Biography (alphabetical order)
Carlos Cuellar is a biologist and educationalist, specialised in educational informatics, and a doctoral candidate in Education at the Universidad Distrital of Bogotá. He is a rural teacher in the department of Cundinamarca, and campesinoin the community of Hato Viejo, Fómeque, Colombia.
Crisálida Bermúdez is a plastic artist from the National University of Colombia, and an active member of the Collective Almanaques Agroecológicos, Colombia.
Hanne Cottyn is a historian, a former ‘Independent Scholar’ ISRF fellow, and postdoctoral fellow at the Department of History of Ghent University, Belgium.

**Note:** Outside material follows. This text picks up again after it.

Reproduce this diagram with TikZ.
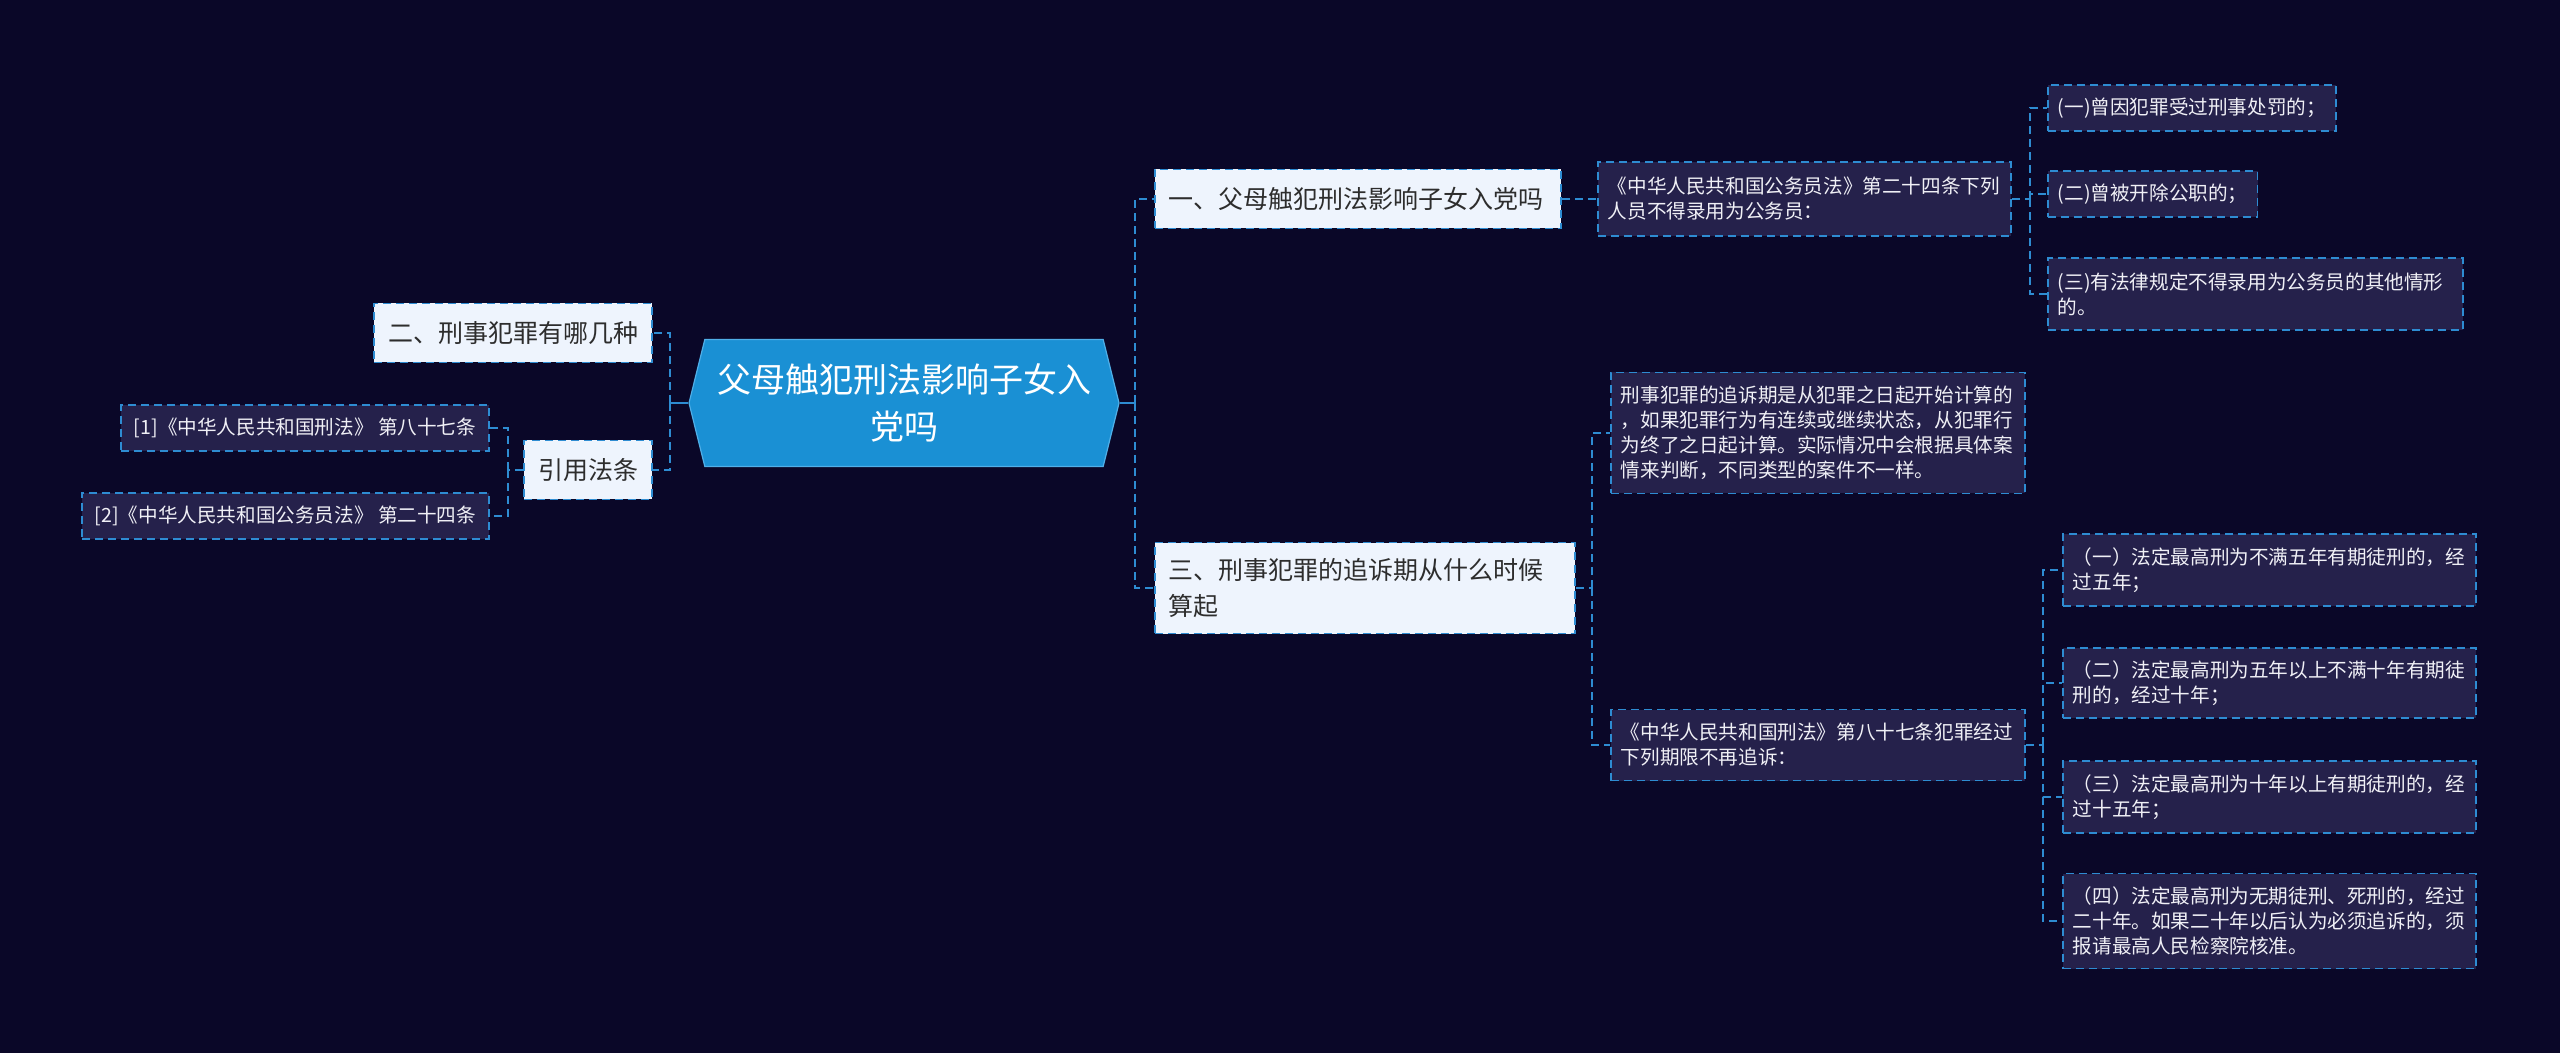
\documentclass[tikz,border=0pt]{standalone}
\usepackage{fontspec}
\newfontfamily\cjk{Noto Sans CJK SC}
\usetikzlibrary{shapes.symbols}

\definecolor{bgnavy}{RGB}{10,7,40}
\definecolor{rootblue}{RGB}{26,144,212}
\definecolor{rootedge}{RGB}{80,175,232}
\definecolor{linkblue}{RGB}{46,140,210}
\definecolor{paleback}{RGB}{238,244,253}
\definecolor{leafback}{RGB}{37,33,75}
\definecolor{inktext}{RGB}{45,45,45}
\definecolor{leaftext}{RGB}{240,240,246}

\begin{document}
\begin{tikzpicture}[x=0.5pt,y=-0.5pt]
		    \tikzset{
   			root/.style={shape=signal, signal to=west and east, signal pointer angle=152, fill=rootblue, draw=rootedge, line width=0.6pt, text=white, font=\cjk\fontsize{17pt}{23.5pt}\selectfont, align=center, minimum width=215pt, minimum height=63.5pt, inner sep=0pt},
    		topic/.style={draw=linkblue, dash pattern=on 4pt off 2.5pt, line width=0.9pt, fill=paleback, text=inktext, font=\cjk\fontsize{12.5pt}{18pt}\selectfont, inner xsep=7pt, inner ysep=0pt, minimum height=29.5pt},
    		leaf/.style={draw=linkblue, dash pattern=on 4pt off 2.5pt, line width=0.9pt, fill=leafback, text=leaftext, font=\cjk\fontsize{9.8pt}{12.5pt}\selectfont, inner xsep=5pt, inner ysep=0pt, minimum height=23pt, align=left},
    		link/.style={draw=linkblue, dash pattern=on 4pt off 2.5pt, line width=0.9pt}
		    }

            \useasboundingbox (0,0) rectangle (2560,1053);
            \fill[bgnavy] (0,0) rectangle (2560,1053);

   	        \draw node[root] (root) at (904,403) {父母触犯刑法影响子女入\\党吗};

            % left branch
            \draw node[topic, anchor=east, align=center] (n2) at (653,333) {二、刑事犯罪有哪几种};
            \draw node[topic, anchor=east, align=center] (cite) at (653,470) {引用法条};
            \draw node[leaf, anchor=east, inner xsep=6.5pt] (ref1) at (490,428) {[1]《中华人民共和国刑法》 第八十七条};
            \draw node[leaf, anchor=east, inner xsep=6.5pt] (ref2) at (490,516) {[2]《中华人民共和国公务员法》 第二十四条};

            % right branch
            \draw node[topic, anchor=west, text width=189pt, align=left] (n1) at (1154,199) {一、父母触犯刑法影响子女入党吗};
            \draw node[leaf, anchor=west, text width=196.5pt, minimum height=37pt] (law) at (1597,199) {《中华人民共和国公务员法》第二十四条下列\\人员不得录用为公务员：};
            \draw node[leaf, anchor=west] (c1) at (2047,108) {(一)曾因犯罪受过刑事处罚的；};
            \draw node[leaf, anchor=west] (c2) at (2047,194) {(二)曾被开除公职的；};
            \draw node[leaf, anchor=west, text width=197.5pt, minimum height=36pt] (c3) at (2047,294) {(三)有法律规定不得录用为公务员的其他情形\\的。};

            \draw node[topic, anchor=west, text width=196pt, align=left, minimum height=45.5pt] (n3) at (1154,588) {三、刑事犯罪的追诉期从什么时候\\算起};
            \draw node[leaf, anchor=west, text width=197pt, minimum height=60.5pt] (rule) at (1610,433) {刑事犯罪的追诉期是从犯罪之日起开始计算的\\，如果犯罪行为有连续或继续状态，从犯罪行\\为终了之日起计算。实际情况中会根据具体案\\情来判断，不同类型的案件不一样。};
            \draw node[leaf, anchor=west, text width=197pt, minimum height=35.5pt] (law87) at (1610,745) {《中华人民共和国刑法》第八十七条犯罪经过\\下列期限不再追诉：};
            \draw node[leaf, anchor=west, text width=196.5pt, minimum height=36pt] (p1) at (2062,570) {（一）法定最高刑为不满五年有期徒刑的，经\\过五年；};
            \draw node[leaf, anchor=west, text width=196.5pt, minimum height=35pt] (p2) at (2062,683) {（二）法定最高刑为五年以上不满十年有期徒\\刑的，经过十年；};
            \draw node[leaf, anchor=west, text width=196.5pt, minimum height=36pt] (p3) at (2062,797) {（三）法定最高刑为十年以上有期徒刑的，经\\过十五年；};
            \draw node[leaf, anchor=west, text width=196.5pt, minimum height=47.5pt] (p4) at (2062,921) {（四）法定最高刑为无期徒刑、死刑的，经过\\二十年。如果二十年以后认为必须追诉的，须\\报请最高人民检察院核准。};

            % trunks
            \coordinate (rtrunk) at (1135,403);
            \coordinate (ltrunk) at (670,403);
            \coordinate (citetrunk) at (508,470);
            \coordinate (lawtrunk) at (2030,199);
            \coordinate (n3trunk) at (1592,588);
            \coordinate (limtrunk) at (2043,745);

            \draw[linkblue, line width=0.9pt] (root.east) -- (rtrunk);
            \draw[linkblue, line width=0.9pt] (root.west) -- (ltrunk);
            \draw[link] (n1.east) -- (law.west);
            \draw[link] (law.east) -- (lawtrunk);
            \draw[link] (n3.east) -- (n3trunk);
            \draw[link] (law87.east) -- (limtrunk);
            \draw[link] (cite.west) -- (citetrunk);
            \foreach \x/\y in {%
        	    rtrunk/n1,rtrunk/n3,lawtrunk/c1,lawtrunk/c2,lawtrunk/c3,n3trunk/rule,n3trunk/law87,limtrunk/p1,limtrunk/p2,limtrunk/p3,limtrunk/p4%
    	    }{
   		 	\draw[link] (\x) |- (\y.west);
   	        }
            \foreach \x/\y in {ltrunk/n2,ltrunk/cite,citetrunk/ref1,citetrunk/ref2}{
   		 	\draw[link] (\x) |- (\y.east);
   	        }
	    \end{tikzpicture}
\end{document}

Lina Cortés is a geographer and historian, and lecturer in social tourism at the Colegio Mayor de Cundinamarca University. She is a community manager with a focus on rural Bogotá and coordinates the Collective Almanaques Agroecológicos, Colombia.
María Santos is a strategic designer, and founder and director of the design network RIZOMA, Colombia.
Nancy Bonilla is a chemist and environmental scientist. Before becoming the headteacher of a rural school in the department of Tolima, she was a natural sciences teacher in a rural school in Sumapaz, Colombia.
Rodolfo Hernández is a historian and a social sciences teacher. Before working in rural schools in the department of Tolima, he was teaching in Bogotá and in rural schools in Sumapaz, Colombia.
Santiago Martínez is a cultural anthropologist, and a lecturer and independent researcher based in Bogotá, Colombia.